Pooling options: http://stackoverflow.com/questions/24821966/nohostavailableexception-with-1000-concurrent-request-to-cassandra-with-datastax?rq=1

Connection pool problems, connections stay ESTABLISHED: https://groups.google.com/a/lists.datastax.com/forum/#!searchin/java-driver-user/nohostavailableexception$20timeout/java-driver-user/fbLFX2_uI7w/O8sQSa6XXj4J

Force limiting the query size at driver level when your query just takes too long: http://stackoverflow.com/questions/19528754/nohostavailableexception-with-cassandra-datastax-java-driver-if-large-resultse?rq=1

Setting a very low value for SocketOptions.setReadTimeoutMillis could be a triggering factor for this bug. If you changed this value, make sure it is greater than the server-side timeouts in cassandra.yaml

Try to connect to Cassandra with cqlsh from the host that's giving the timeout. If that's connecting fine, it might be a faulty driver, not correctly detecting the node is up (again).

As mentioned earlier, it might be a bad driver version.
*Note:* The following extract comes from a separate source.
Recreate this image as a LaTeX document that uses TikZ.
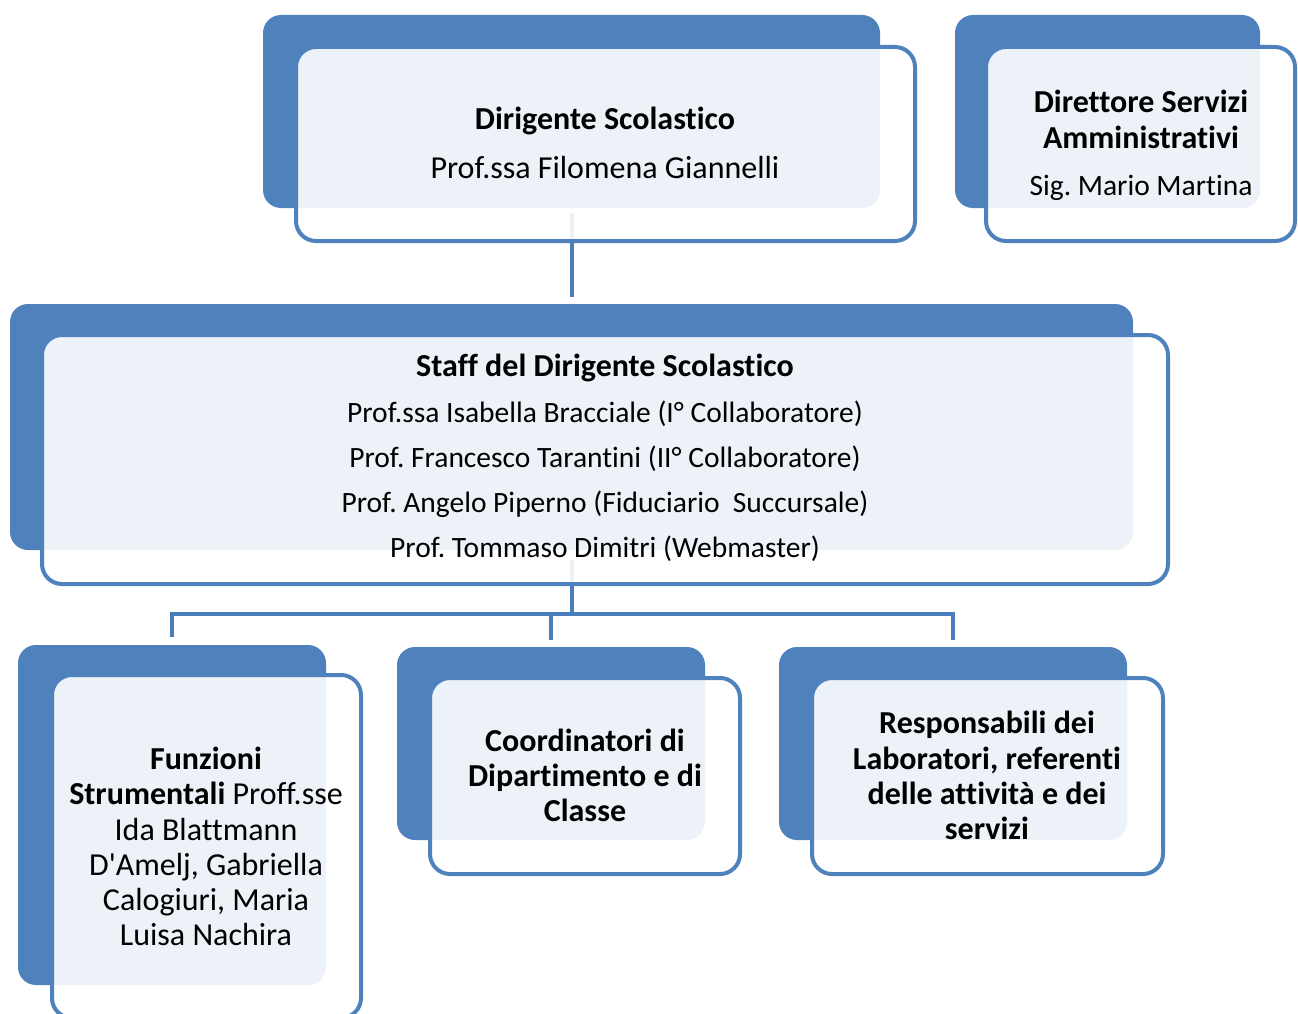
\documentclass[tikz,border=0pt]{standalone}
\usepackage{fontspec}
\setmainfont{Carlito}[Ligatures={NoCommon}]
\frenchspacing
\definecolor{boxblue}{HTML}{4F81BD}
\definecolor{lineblue}{HTML}{4A7EBB}
\tikzset{
  backbox/.style={rectangle, fill=boxblue, draw=none, rounded corners=18pt, inner sep=0pt},
  frontbox/.style={rectangle, draw=boxblue, line width=4pt, fill=white, fill opacity=0.9, rounded corners=20pt, inner sep=0pt},
  conn/.style={draw=lineblue, line width=4pt},
  txt/.style={inner sep=0pt, anchor=base, font=\fontsize{32}{36}\selectfont, text=black},
  txtb/.style={txt, font=\fontsize{32}{36}\selectfont\bfseries},
  txts/.style={txt, font=\fontsize{29.5}{34}\selectfont}
}
\begin{document}
\begin{tikzpicture}[x=1pt, y=-1pt]
\useasboundingbox (0,0) rectangle (1298,1014);
\clip (0,0) rectangle (1298,1014);
% back boxes
\node[backbox, minimum width=617pt, minimum height=193pt] (dirA) at (571.5,111.5) {};
\node[backbox, minimum width=305pt, minimum height=193pt] (dsaA) at (1107.5,111.5) {};
\node[backbox, minimum width=1123pt, minimum height=246pt] (staffA) at (571.5,427) {};
\node[backbox, minimum width=308pt, minimum height=340pt] (funA) at (172,815) {};
\node[backbox, minimum width=308pt, minimum height=193pt] (cooA) at (551,743.5) {};
\node[backbox, minimum width=348pt, minimum height=193pt] (resA) at (953,743.5) {};
% connectors
\coordinate (hub) at (571.5,614);
\draw[conn] ([yshift=-5pt]dirA.south) -- ([yshift=7pt]staffA.north);
\draw[conn] ([yshift=-10pt]staffA.south) -- (hub);
\draw[conn] (hub) -| ([yshift=8pt]funA.north);
\draw[conn] (hub) -| ([yshift=7pt]cooA.north);
\draw[conn] (hub) -| ([yshift=7pt]resA.north);
% front boxes
\node[frontbox, minimum width=619pt, minimum height=194pt] (dirB) at (605.5,144) {};
\node[frontbox, minimum width=309pt, minimum height=194pt] (dsaB) at (1140.5,144) {};
\node[frontbox, minimum width=1126pt, minimum height=249pt] (staffB) at (605,459.5) {};
\node[frontbox, minimum width=309pt, minimum height=343pt] (funB) at (206.5,846.5) {};
\node[frontbox, minimum width=310pt, minimum height=196pt] (cooB) at (585,776) {};
\node[frontbox, minimum width=351pt, minimum height=196pt] (resB) at (987.5,776) {};
% texts
\node[txtb] (dir1) at (605,130) {Dirigente Scolastico};
\node[txt] (dir2) at (605,178) {Prof.ssa Filomena Giannelli};
\node[txtb] (dsa1) at (1141,113) {Direttore Servizi};
\node[txtb] (dsa2) at (1141,149) {Amministrativi};
\node[txts] (dsa3) at (1141,195) {Sig. Mario Martina};
\node[txtb] (st1) at (605,376) {Staff del Dirigente Scolastico};
\node[txts] (st2) at (605,422) {Prof.ssa Isabella Bracciale (I° Collaboratore)};
\node[txts] (st3) at (605,467) {Prof. Francesco Tarantini (II° Collaboratore)};
\node[txts] (st4) at (605,512) {Prof. Angelo Piperno (Fiduciario\ \ Succursale)};
\node[txts] (st5) at (605,557) {Prof. Tommaso Dimitri (Webmaster)};
\node[txtb] (fun1) at (206,769) {Funzioni};
\node[txt] (fun2) at (206,804) {\textbf{Strumentali} Proff.sse};
\node[txt] (fun3) at (206,840) {Ida Blattmann};
\node[txt] (fun4) at (206,875) {D\textquotesingle Amelj, Gabriella};
\node[txt] (fun5) at (206,910) {Calogiuri, Maria};
\node[txt] (fun6) at (206,945) {Luisa Nachira};
\node[txtb] (coo1) at (585,751) {Coordinatori di};
\node[txtb] (coo2) at (585,786) {Dipartimento e di};
\node[txtb] (coo3) at (585,821) {Classe};
\node[txtb] (res1) at (987,733) {Responsabili dei};
\node[txtb] (res2) at (987,769) {Laboratori, referenti};
\node[txtb] (res3) at (987,804) {delle attività e dei};
\node[txtb] (res4) at (987,839) {servizi};
\end{tikzpicture}
\end{document}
Many reports found of people seeing the error occur when upgrading the driver.

Huge batches can cause driver to mark node as down: "It turned out that it was related to the query pattern in that particular client. We found that in certain cases that client would try to write a HUGE batch, which would not complete under driver side default timeout settings. That would cause driver to think that the node is down, and eventually it will end up marking all nodes as down. Setting a limit on the batch size (by chunking) and using UNLOGGED batches seems to have solved the issue."

Operation timed out: Indicates a time out for your request on that host. This error means the host did not complete the query within SocketOptions#getReadTimeoutMillis(). Since you are not explicitly configuring this that means a query is not completing in 12 seconds (the default).

"A host can be made unavailable if a query times out on it, if we receive a 'DOWN' status event from Cassandra, or connection is lost to the Host. Once you understand the cause of your hosts being marked down, the next step is to see if you can mitigate it." Bug report: https://datastax-oss.atlassian.net/browse/JAVA-577

This was pointing in the right direction for us: Too long idle state? Keep alive? Firewall? https://datastax-oss.atlassian.net/browse/JAVA-204

Rolling restart not handled correctly in older driver: https://datastax-oss.atlassian.net/browse/JAVA-250 and https://datastax-oss.atlassian.net/browse/JAVA-367

"Connectiontimeout is by default 5 seconds: You can control the maximum time the driver will try connecting (to each node) through SocketOptions.setConnectTimeoutMillis() (the default is 5 seconds). The timeout above is per host. So if you pass a list of 100 contact points, you could in theory have to wait 500 seconds (by default) before getting the NoHostAvailableException. But there is no real point in providing that many contact points, and in practice, if Cassandra is not running on the node tried, the connection attempt will usually fail right away (you won't wait the timeout)."

SELECT IN is bad, but we don't do that. Though indeed ORDER BY is sub-optimal too: https://groups.google.com/a/lists.datastax.com/forum/#!search/nohostavailableexception/java-driver-user/b076HRgEfoo/s-kuLbhSAzMJ

"Are you doing cross DC writes? When i stopped the cross DC writes , the problem stopped occurring for me. I think the timeout is mainly due to driven lag."